§ **Exercise**
Restate the material word for word and leave out anything that is a picture.

§ **Supplied material**

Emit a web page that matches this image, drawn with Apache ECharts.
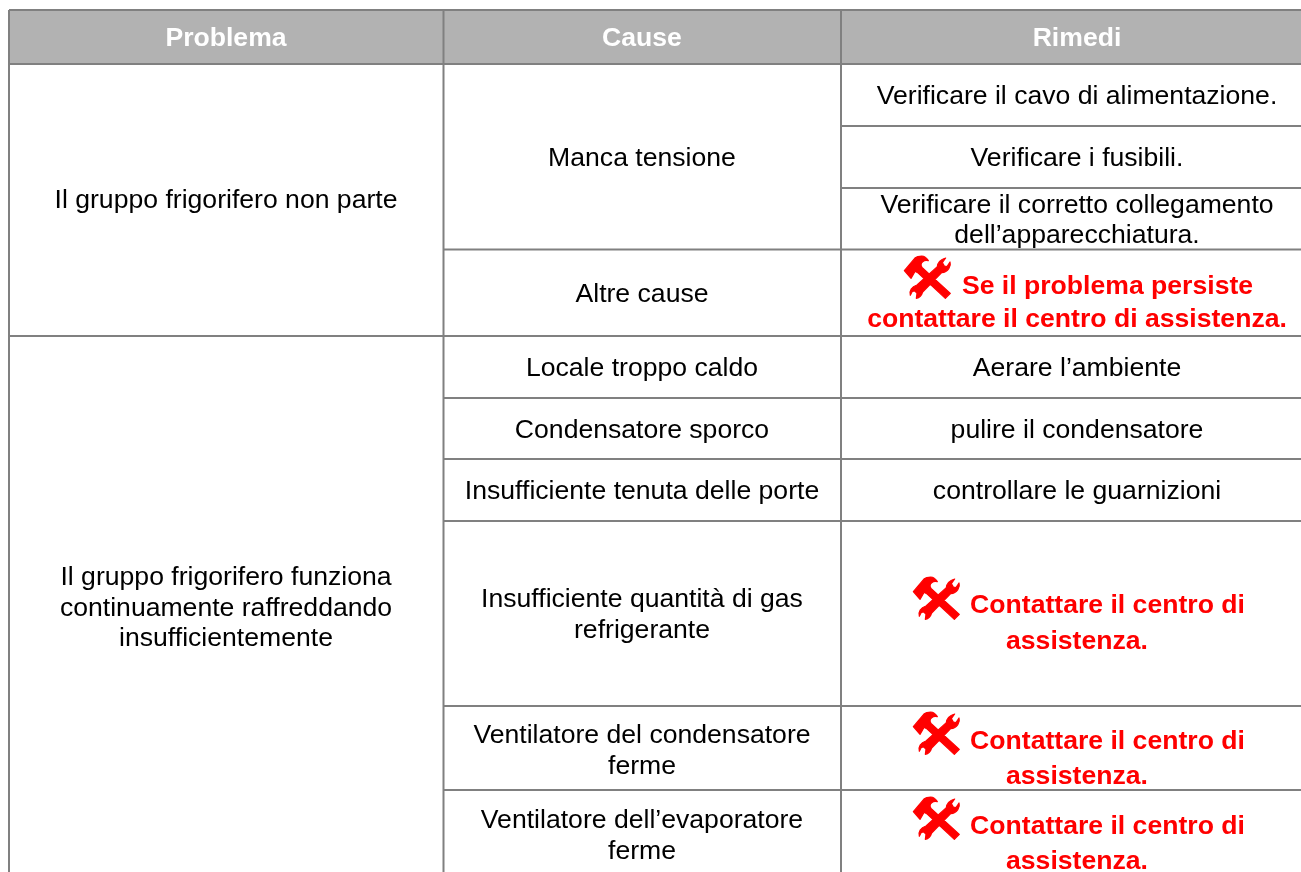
<!DOCTYPE html>
<html lang="it">
<head>
<meta charset="utf-8">
<title>Problema, Cause, Rimedi</title>
<script src="https://cdn.jsdelivr.net/npm/echarts@6/dist/echarts.min.js"></script>
<style>html,body{margin:0;padding:0;background:#fff}#chart{width:1301px;height:872px}</style>
</head>
<body>
<div id="chart"></div>
<script>
// ---- Content ----
const headers = ['Problema', 'Cause', 'Rimedi'];
const problems = [
  ['Il gruppo frigorifero non parte'],
  ['Il gruppo frigorifero funziona', 'continuamente raffreddando', 'insufficientemente']
];
const causes = [
  ['Manca tensione'],
  ['Altre cause'],
  ['Locale troppo caldo'],
  ['Condensatore sporco'],
  ['Insufficiente tenuta delle porte'],
  ['Insufficiente quantità di gas', 'refrigerante'],
  ['Ventilatore del condensatore', 'ferme'],
  ['Ventilatore dell’evaporatore', 'ferme']
];
const remedies = [
  ['Verificare il cavo di alimentazione.'],
  ['Verificare i fusibili.'],
  ['Verificare il corretto collegamento', 'dell’apparecchiatura.'],
  ['Aerare l’ambiente'],
  ['pulire il condensatore'],
  ['controllare le guarnizioni']
];
const warnings = [
  ['Se il problema persiste', 'contattare il centro di assistenza.'],
  ['Contattare il centro di', 'assistenza.'],
  ['Contattare il centro di', 'assistenza.'],
  ['Contattare il centro di', 'assistenza.']
];

// ---- Table layout (separate from the content) ----
const colX = [9, 443.5, 841, 1301];
const colCenter = [226, 642, 1077];
const warnCenter = 1107.5;
const tableTop = 10, headerBottom = 64, tableBottom = 872;
// horizontal rules: [y, first column they start from]
const rules = [[126, 2], [188, 2], [249.5, 1], [336, 0], [398, 1], [459, 1], [521, 1], [706, 1], [790, 1]];
const headerBase = 46;
const problemBase = [[208], [585, 616, 646]];
const causeBase = [[166], [302], [376], [438], [499], [607, 638], [743, 774], [828, 859]];
const remedyBase = [[104], [166], [213, 243], [376], [438], [499]];
const warnBase = [[294, 327], [613, 649], [749, 784], [834, 869]];
const iconPos = [[904, 256], [913, 577], [913, 712], [913, 797]];
const iconBox = [140, 127];

const ICON = 'M0 44L33 5C38 1 45 0 52 0C60 0 67 6 72 14C66 12 60 13 55 17C50 21 49 28 53 34L138 112L123 127L40 50L32 46L20 67Z' +
  'M99 32C100 20 110 10 124 6L114 20L120 30L128 32L137 18C141 30 132 48 112 50L55 108C52 118 45 125 36 127L38 112L32 105L24 106L18 118C14 105 22 92 38 87Z';

const FONT = '"Liberation Sans", Arial, sans-serif', SIZE = 26.6, MID = 7.2;

function lines(groups, bases, x, color, weight) {
  const out = [];
  groups.forEach((g, i) => g.forEach((t, j) => {
    out.push({ t, x: typeof x === 'function' ? x(i, j) : x, y: bases[i][j], color, weight });
  }));
  return out;
}
const textRows = [].concat(
  lines(headers.map(h => [h]), headers.map(() => [headerBase]), (i) => colCenter[i], '#ffffff', 'bold'),
  lines(problems, problemBase, colCenter[0], '#000000', 'normal'),
  lines(causes, causeBase, colCenter[1], '#000000', 'normal'),
  lines(remedies, remedyBase, colCenter[2], '#000000', 'normal'),
  lines(warnings, warnBase, (i, j) => j === 0 ? warnCenter : colCenter[2], '#ff0000', 'bold')
);

const ruleSegs = [
  ...rules.map(r => [colX[r[1]], r[0], colX[3], r[0]]),
  [colX[0], tableTop, colX[3], tableTop],
  [colX[0], headerBottom, colX[3], headerBottom],
  [colX[0], tableTop, colX[0], tableBottom],
  [colX[1], tableTop, colX[1], tableBottom],
  [colX[2], tableTop, colX[2], tableBottom]
];

const chart = echarts.init(document.getElementById('chart'), null, { renderer: 'canvas' });
chart.setOption({
  animation: false,
  backgroundColor: '#ffffff',
  tooltip: { show: false },
  grid: { left: 0, right: 0, top: 0, bottom: 0 },
  xAxis: { type: 'value', min: 0, max: 1301, show: false },
  yAxis: { type: 'value', min: 0, max: 872, inverse: true, show: false },
  series: [
    {
      name: 'header', type: 'custom', silent: true, z: 1,
      data: [[colX[0], tableTop, colX[3], headerBottom]],
      renderItem(p, api) {
        const a = api.coord([api.value(0), api.value(1)]), b = api.coord([api.value(2), api.value(3)]);
        return { type: 'rect', shape: { x: a[0], y: a[1], width: b[0] - a[0], height: b[1] - a[1] }, style: { fill: '#b2b2b2' } };
      }
    },
    {
      name: 'rules', type: 'custom', silent: true, z: 2,
      data: ruleSegs,
      renderItem(p, api) {
        const a = api.coord([api.value(0), api.value(1)]), b = api.coord([api.value(2), api.value(3)]);
        return { type: 'line', shape: { x1: a[0], y1: a[1], x2: b[0], y2: b[1] }, style: { stroke: '#808080', lineWidth: 2 } };
      }
    },
    {
      name: 'icons', type: 'custom', silent: true, z: 3,
      data: iconPos,
      renderItem(p, api) {
        const a = api.coord([api.value(0), api.value(1)]);
        return {
          type: 'path',
          shape: { pathData: ICON, x: a[0], y: a[1], width: iconBox[0] / 3, height: iconBox[1] / 3, layout: 'center' },
          style: { fill: '#ff0000', stroke: '#ff0000', lineWidth: 1.2, lineJoin: 'round' }
        };
      }
    },
    {
      name: 'text', type: 'custom', silent: true, z: 4,
      data: textRows.map((r, i) => [r.x, r.y, i]),
      renderItem(p, api) {
        const r = textRows[api.value(2)];
        const a = api.coord([api.value(0), api.value(1) - MID]);
        return {
          type: 'text',
          style: { text: r.t, x: a[0], y: a[1], fill: r.color, align: 'center', verticalAlign: 'middle',
            font: r.weight + ' ' + SIZE + 'px ' + FONT }
        };
      }
    }
  ]
});
</script>
</body>
</html>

§ **Output of the exercise**
Emit a web page that matches this image, drawn with Apache ECharts.
<!DOCTYPE html>
<html lang="it">
<head>
<meta charset="utf-8">
<title>Problema, Cause, Rimedi</title>
<script src="https://cdn.jsdelivr.net/npm/echarts@6/dist/echarts.min.js"></script>
<style>html,body{margin:0;padding:0;background:#fff}#chart{width:1301px;height:872px}</style>
</head>
<body>
<div id="chart"></div>
<script>
// ---- Content ----
const headers = ['Problema', 'Cause', 'Rimedi'];
const problems = [
  ['Il gruppo frigorifero non parte'],
  ['Il gruppo frigorifero funziona', 'continuamente raffreddando', 'insufficientemente']
];
const causes = [
  ['Manca tensione'],
  ['Altre cause'],
  ['Locale troppo caldo'],
  ['Condensatore sporco'],
  ['Insufficiente tenuta delle porte'],
  ['Insufficiente quantità di gas', 'refrigerante'],
  ['Ventilatore del condensatore', 'ferme'],
  ['Ventilatore dell’evaporatore', 'ferme']
];
const remedies = [
  ['Verificare il cavo di alimentazione.'],
  ['Verificare i fusibili.'],
  ['Verificare il corretto collegamento', 'dell’apparecchiatura.'],
  ['Aerare l’ambiente'],
  ['pulire il condensatore'],
  ['controllare le guarnizioni']
];
const warnings = [
  ['Se il problema persiste', 'contattare il centro di assistenza.'],
  ['Contattare il centro di', 'assistenza.'],
  ['Contattare il centro di', 'assistenza.'],
  ['Contattare il centro di', 'assistenza.']
];

// ---- Table layout (separate from the content) ----
const colX = [9, 443.5, 841, 1301];
const colCenter = [226, 642, 1077];
const warnCenter = 1107.5;
const tableTop = 10, headerBottom = 64, tableBottom = 872;
// horizontal rules: [y, first column they start from]
const rules = [[126, 2], [188, 2], [249.5, 1], [336, 0], [398, 1], [459, 1], [521, 1], [706, 1], [790, 1]];
const headerBase = 46;
const problemBase = [[208], [585, 616, 646]];
const causeBase = [[166], [302], [376], [438], [499], [607, 638], [743, 774], [828, 859]];
const remedyBase = [[104], [166], [213, 243], [376], [438], [499]];
const warnBase = [[294, 327], [613, 649], [749, 784], [834, 869]];
const iconPos = [[904, 256], [913, 577], [913, 712], [913, 797]];
const iconBox = [140, 127];

const ICON = 'M0 44L33 5C38 1 45 0 52 0C60 0 67 6 72 14C66 12 60 13 55 17C50 21 49 28 53 34L138 112L123 127L40 50L32 46L20 67Z' +
  'M99 32C100 20 110 10 124 6L114 20L120 30L128 32L137 18C141 30 132 48 112 50L55 108C52 118 45 125 36 127L38 112L32 105L24 106L18 118C14 105 22 92 38 87Z';

const FONT = '"Liberation Sans", Arial, sans-serif', SIZE = 26.6, MID = 7.2;

function lines(groups, bases, x, color, weight) {
  const out = [];
  groups.forEach((g, i) => g.forEach((t, j) => {
    out.push({ t, x: typeof x === 'function' ? x(i, j) : x, y: bases[i][j], color, weight });
  }));
  return out;
}
const textRows = [].concat(
  lines(headers.map(h => [h]), headers.map(() => [headerBase]), (i) => colCenter[i], '#ffffff', 'bold'),
  lines(problems, problemBase, colCenter[0], '#000000', 'normal'),
  lines(causes, causeBase, colCenter[1], '#000000', 'normal'),
  lines(remedies, remedyBase, colCenter[2], '#000000', 'normal'),
  lines(warnings, warnBase, (i, j) => j === 0 ? warnCenter : colCenter[2], '#ff0000', 'bold')
);

const ruleSegs = [
  ...rules.map(r => [colX[r[1]], r[0], colX[3], r[0]]),
  [colX[0], tableTop, colX[3], tableTop],
  [colX[0], headerBottom, colX[3], headerBottom],
  [colX[0], tableTop, colX[0], tableBottom],
  [colX[1], tableTop, colX[1], tableBottom],
  [colX[2], tableTop, colX[2], tableBottom]
];

const chart = echarts.init(document.getElementById('chart'), null, { renderer: 'canvas' });
chart.setOption({
  animation: false,
  backgroundColor: '#ffffff',
  tooltip: { show: false },
  grid: { left: 0, right: 0, top: 0, bottom: 0 },
  xAxis: { type: 'value', min: 0, max: 1301, show: false },
  yAxis: { type: 'value', min: 0, max: 872, inverse: true, show: false },
  series: [
    {
      name: 'header', type: 'custom', silent: true, z: 1,
      data: [[colX[0], tableTop, colX[3], headerBottom]],
      renderItem(p, api) {
        const a = api.coord([api.value(0), api.value(1)]), b = api.coord([api.value(2), api.value(3)]);
        return { type: 'rect', shape: { x: a[0], y: a[1], width: b[0] - a[0], height: b[1] - a[1] }, style: { fill: '#b2b2b2' } };
      }
    },
    {
      name: 'rules', type: 'custom', silent: true, z: 2,
      data: ruleSegs,
      renderItem(p, api) {
        const a = api.coord([api.value(0), api.value(1)]), b = api.coord([api.value(2), api.value(3)]);
        return { type: 'line', shape: { x1: a[0], y1: a[1], x2: b[0], y2: b[1] }, style: { stroke: '#808080', lineWidth: 2 } };
      }
    },
    {
      name: 'icons', type: 'custom', silent: true, z: 3,
      data: iconPos,
      renderItem(p, api) {
        const a = api.coord([api.value(0), api.value(1)]);
        return {
          type: 'path',
          shape: { pathData: ICON, x: a[0], y: a[1], width: iconBox[0] / 3, height: iconBox[1] / 3, layout: 'center' },
          style: { fill: '#ff0000', stroke: '#ff0000', lineWidth: 1.2, lineJoin: 'round' }
        };
      }
    },
    {
      name: 'text', type: 'custom', silent: true, z: 4,
      data: textRows.map((r, i) => [r.x, r.y, i]),
      renderItem(p, api) {
        const r = textRows[api.value(2)];
        const a = api.coord([api.value(0), api.value(1) - MID]);
        return {
          type: 'text',
          style: { text: r.t, x: a[0], y: a[1], fill: r.color, align: 'center', verticalAlign: 'middle',
            font: r.weight + ' ' + SIZE + 'px ' + FONT }
        };
      }
    }
  ]
});
</script>
</body>
</html>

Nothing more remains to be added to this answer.